Adimu finalmente é atacada e precisa resistir para continuar sendo ela mesma e não os outros “ela-ele-elas-eles-todos”. Para não sucumbir, ela faz um inventário mental de sua ancestralidade, valores, expectativas e trajetória de vida. Torna-se evidente que, para sobreviver, é preciso afirmar a própria identidade, não só individual, mas também coletiva. E são as diferentes identidades que fazem o mundo humano tão atraente para aquela forma de vida que está dissolvida na indistinção:

 

aquele não era o planeta deles e sim um tomado, onde as diferenças se existiam foram absorvidas e então nada mais sobrou além de todos-eles-elas iguais, ou seja, os tiramos da neutralidade existencial e demos a eles o vislumbre de um mundo cheio de possibilidades, bilhões para ser mais exata (AIN-ZAILA, 2018, p. 52).

 

Em seguida, na próxima narrativa, “Conexão”, acompanhamos a Dra. Adimu numa fase mais madura de sua vida e carreira. Já está há vários anos em terra, quando é acordada no meio da noite por helicópteros enviados por autoridades governamentais para que siga com eles e tente decifrar um código enviado por outros seres alienígenas. Trata-se, na verdade, de uma resposta à mensagem mandada ao espaço pela própria Adimu vinte anos antes. Nesse momento, Ain-Zaila explora não mais o cenário futurista de uma nave interestelar, mas o de um grande laboratório tecnológico, reunindo estudiosos do mundo inteiro e sediado em algum ponto da África, para onde inclusive até a ONU se mudou: “Acredito que sermos o único continente sem vestígio nuclear pesou na escolha. Nos tornamos uma potência em energia limpa” (AIN-ZAILA, 2018, p. 59).

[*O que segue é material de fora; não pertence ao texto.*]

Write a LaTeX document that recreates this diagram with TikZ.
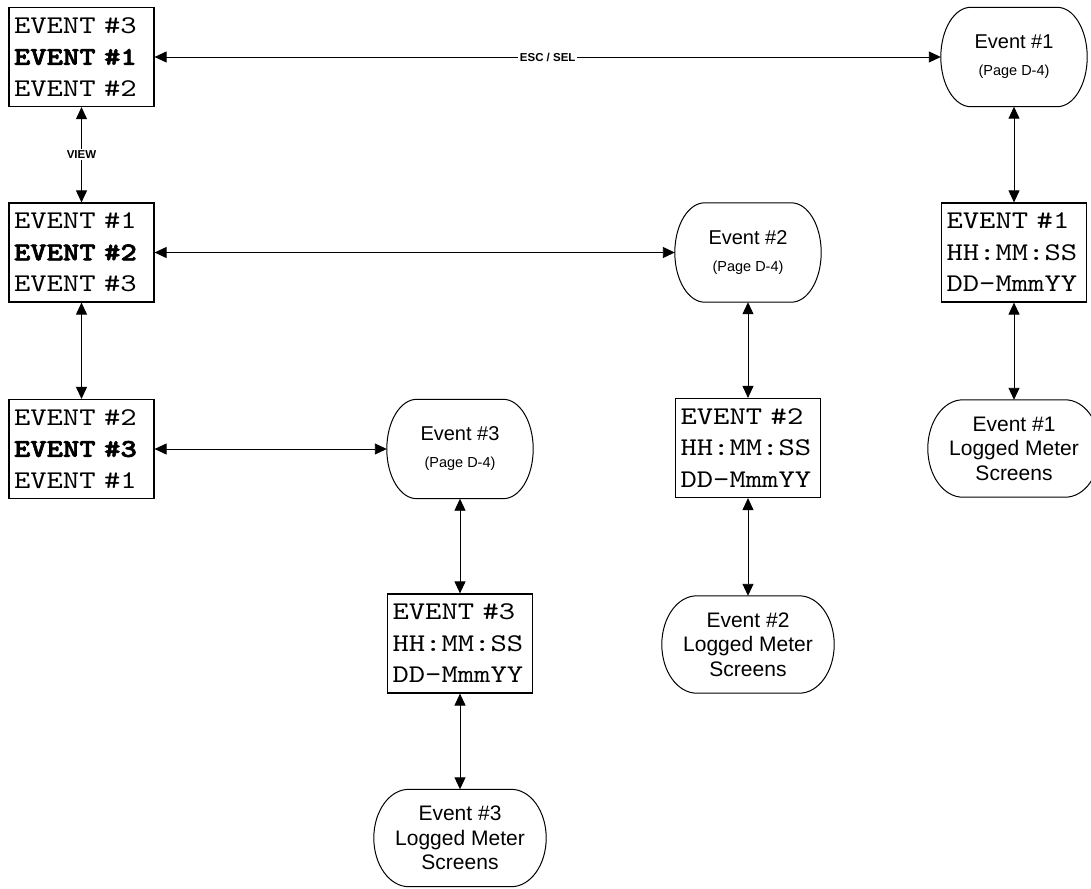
\documentclass[tikz,border=0pt]{standalone}
\usepackage{fontspec}
\usetikzlibrary{arrows.meta,calc}
\newfontfamily\lcd{lmmono10-regular.otf}[FakeStretch=1.22]
\newfontfamily\lcdb{lmmonolt10-bold.otf}[FakeStretch=1.22,FakeBold=2.5]
\newfontfamily\hv{Liberation Sans}
\tikzset{
  lcdbox/.style={draw, line width=1.2pt, minimum width=145pt, minimum height=99pt,
    text width=135pt, inner xsep=5pt, inner ysep=0pt, align=left,
    font=\lcd\fontsize{25.5}{31.5}\selectfont},
  oval/.style={minimum width=146pt, minimum height=99pt, inner sep=0pt, align=center,
    font=\hv\fontsize{20}{27}\selectfont},
  logged/.style={minimum width=172pt, minimum height=97pt, inner sep=0pt, align=center,
    font=\hv\fontsize{21}{24.5}\selectfont},
  link/.style={line width=0.9pt, {Triangle[length=12pt,width=11pt]}-{Triangle[length=12pt,width=11pt]}},
  lab/.style={fill=white, inner sep=1.5pt, font=\hv\bfseries\fontsize{11.5}{13}\selectfont},
  ovline/.style={line width=1pt}
}
\newcommand\ovaloutline[2]{%
  \draw[ovline] let \p1=(#1.north west), \p2=(#1.south east), \n1={(\y1-\y2)/2} in
    (\x1+#2,\y1) -- (\x2-#2,\y1)
    arc[start angle=90,end angle=-90,x radius=#2,y radius=\n1]
    -- (\x1+#2,\y2)
    arc[start angle=270,end angle=90,x radius=#2,y radius=\n1] -- cycle;}
\begin{document}
\begin{tikzpicture}[x=1pt,y=1pt]
\useasboundingbox (0,0) rectangle (1091,-888);
\fill[white] (0,0) rectangle (1091,-888);
\clip (0,0) rectangle (1091,-888);

% left column
\node[lcdbox] (b1) at (81.5,-57) {EVENT \#3\\{\lcdb EVENT \#1}\\EVENT \#2};
\node[lcdbox] (b2) at (81.5,-252.5) {EVENT \#1\\{\lcdb EVENT \#2}\\EVENT \#3};
\node[lcdbox] (b3) at (81.5,-449) {EVENT \#2\\{\lcdb EVENT \#3}\\EVENT \#1};

% event ovals
\node[oval] (e1) at (1014,-57) {Event \#1\\{\fontsize{14.5}{27}\selectfont (Page D-4)}};
\node[oval] (e2) at (748,-252.5) {Event \#2\\{\fontsize{14.5}{27}\selectfont (Page D-4)}};
\node[oval] (e3) at (460,-449) {Event \#3\\{\fontsize{14.5}{27}\selectfont (Page D-4)}};
\ovaloutline{e1}{30pt}
\ovaloutline{e2}{30pt}
\ovaloutline{e3}{30pt}

% detail boxes
\node[lcdbox] (d1) at (1014,-252.5) {EVENT \#1\\HH:MM:SS\\DD-MmmYY};
\node[lcdbox] (d2) at (748,-448) {EVENT \#2\\HH:MM:SS\\DD-MmmYY};
\node[lcdbox] (d3) at (460,-643.5) {EVENT \#3\\HH:MM:SS\\DD-MmmYY};

% logged meter ovals
\node[logged] (l1) at (1014,-448.5) {Event \#1\\Logged Meter\\Screens};
\node[logged] (l2) at (748,-644.5) {Event \#2\\Logged Meter\\Screens};
\node[logged] (l3) at (460,-838) {Event \#3\\Logged Meter\\Screens};
\ovaloutline{l1}{35pt}
\ovaloutline{l2}{35pt}
\ovaloutline{l3}{35pt}

% connectors
\draw[link] (b1) -- node[lab] {ESC / SEL} (e1);
\draw[link] (b1) -- node[lab] {VIEW} (b2);
\draw[link] (b2) -- (b3);
\draw[link] (b2) -- (e2);
\draw[link] (b3) -- (e3);
\draw[link] (e1) -- (d1);
\draw[link] (d1) -- (l1);
\draw[link] (e2) -- (d2);
\draw[link] (d2) -- (l2);
\draw[link] (e3) -- (d3);
\draw[link] (d3) -- (l3);
\end{tikzpicture}
\end{document}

Na verdade, o próprio código enviado pelos aliens vem na forma de um ideograma Adinkra, e a narradora-protagonista não se furta a registrar a reação dos outros cientistas presentes ali, nem todos africanos: “alguns estavam pasmos, outros e outras extasiados, eufóricos, mas havia quem não estivesse gostando nem um pouco, talvez acreditassem que a mensagem seria mais universal se fosse europeia, americana, mas ela era africana” (AIN-ZAILA, 2018, p. 63). Dessa forma, a autora não escamoteia o preconceito que, mesmo numa sociedade futura, ainda possa haver em relação à África, seus conhecimentos e habitantes. O importante é que ele é vencido, e a saída para toda a humanidade vem justamente da sabedoria africana, através da mente científica da Dra. Adimu, mas também da Ordem dos Anciãos Africanos, unindo, assim, tecnologia e ancestralidade, característica fundamental da ficção científica afrofuturista.

Poderia ainda discorrer sobre cada uma das outras narrativas que compõem o livro de Ain-Zaila, todas elas extremamente envolventes e de grande potencial cinematográfico. Porém, vou encerrar esta breve resenha com uma última referência à “Ode à Laudelina”, provavelmente o conto que mais me impactou. Nele, diaristas negras têm que enfrentar uma quadrilha que criou um aparelho para controlar suas mentes e explorar ainda mais o seu trabalho dentro de um condomínio de elite. As profissionais são descritas pela idade e principalmente pelo corte de cabelo, uma maneira talvez de deixar explícita sua ascendência negra:

 

Amma, 23 anos, seu black power é avermelhado, mas resolve trançar para não ter problemas e esconder a orelha onde utiliza o aparelho auditivo, pois tem patroas... (AIN-ZAILA, 2018, p. 108)

 

Alexia R., 23 anos, dreads curto na altura do ombro (AIN-ZAILA, 2018, p. 111).

 

Damara M., 28 anos, crespo curto, em transição (AIN-ZAILA, 2018, p. 112).

 

Lena D., 34 anos, ama seu black power curto (AIN-ZAILA, 2018, p. 112).

 

Também parece notável o fato de que é Amma, com sua deficiência, que consegue quebrar primeiro o controle mental exercido sobre elas, uma vez que seu aparelho auditivo de alguma forma se contrapõe ao fone de ouvido utilizado para esse fim. Justamente o ponto mais fraco de Amma, aquele que ela sentia que precisava esconder para não ser rechaçada pelas patroas, é o que se torna o mais forte, conduzindo-a e às suas companheiras finalmente à liberdade. Mais uma vez é um elogio à diferença que se encontra nesse belo livro de Ain-Zaila, que merece ser lido sobretudo por jovens, negras e brancas, para que possam, assim, refletir sobre a importância de se construir uma sociedade mais igualitária no futuro. Mas é uma leitura fascinante e instrutiva também para adultas que desejem reunir a sede de aventura com a busca do conhecimento num único conjunto de narrativas.

 

Referência

 

AIN-ZAILA, Lu. Sankofia. Breves histórias sobre afrofuturismo. Rio de Janeiro: Edição da autora, 2018.